Applying the same criteria to every company makes the process more disciplined and reduces the inconsistency that often comes with deal-by-deal decisions. Venture has a long feedback loop, so without that kind of structure, it is difficult for a fund to know whether its judgment is improving or simply drifting.
The Founder’s Role
At early stages, the founder is both the main risk factor and the main asset. Investors want to understand how that person approaches growth channels and unit economics, and whether they see a real path to building something exceptional rather than just a slightly faster version of what already exists.
Only then do investors turn to the business itself, where recurring revenue, contract quality, LTV (the total revenue expected from a single customer relationship), retention and margins help them assess whether growth is real or simply expensive.
Thinking About Exit from Day One
Exit should be part of the investment logic from the very beginning, not something left for later once the company has already scaled. That matters because the quality of an investment depends not only on whether a company grows, but also on how and when liquidity can realistically emerge.
Once a company approaches unicorn-type scale, secondary liquidity often becomes available well before an IPO or acquisition, and that possibility should already be reflected in how investors think about the opportunity at entry.
The Funnel in Practice
At Mento VC, these are not abstract principles but part of how a data-driven early-stage investment fund actually operates. The same logic should run through the process from the first signal to the final investment decision, while still allowing for some deviation, because no two investment cases are ever identical.

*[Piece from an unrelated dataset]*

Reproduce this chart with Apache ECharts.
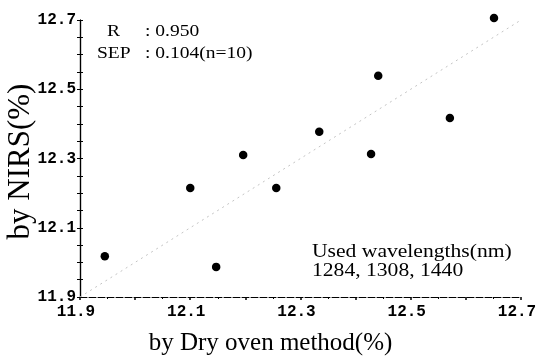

The point is not to find a compelling story and turn it into a successful deal, but to build a system that helps a fund select consistently across different market conditions. In practice, that means treating models, AI tools and structured sourcing as core parts of the investment process. They do not replace judgment but help investors apply it earlier and more effectively, especially in a market that still relies heavily on warm introductions and more traditional sourcing methods.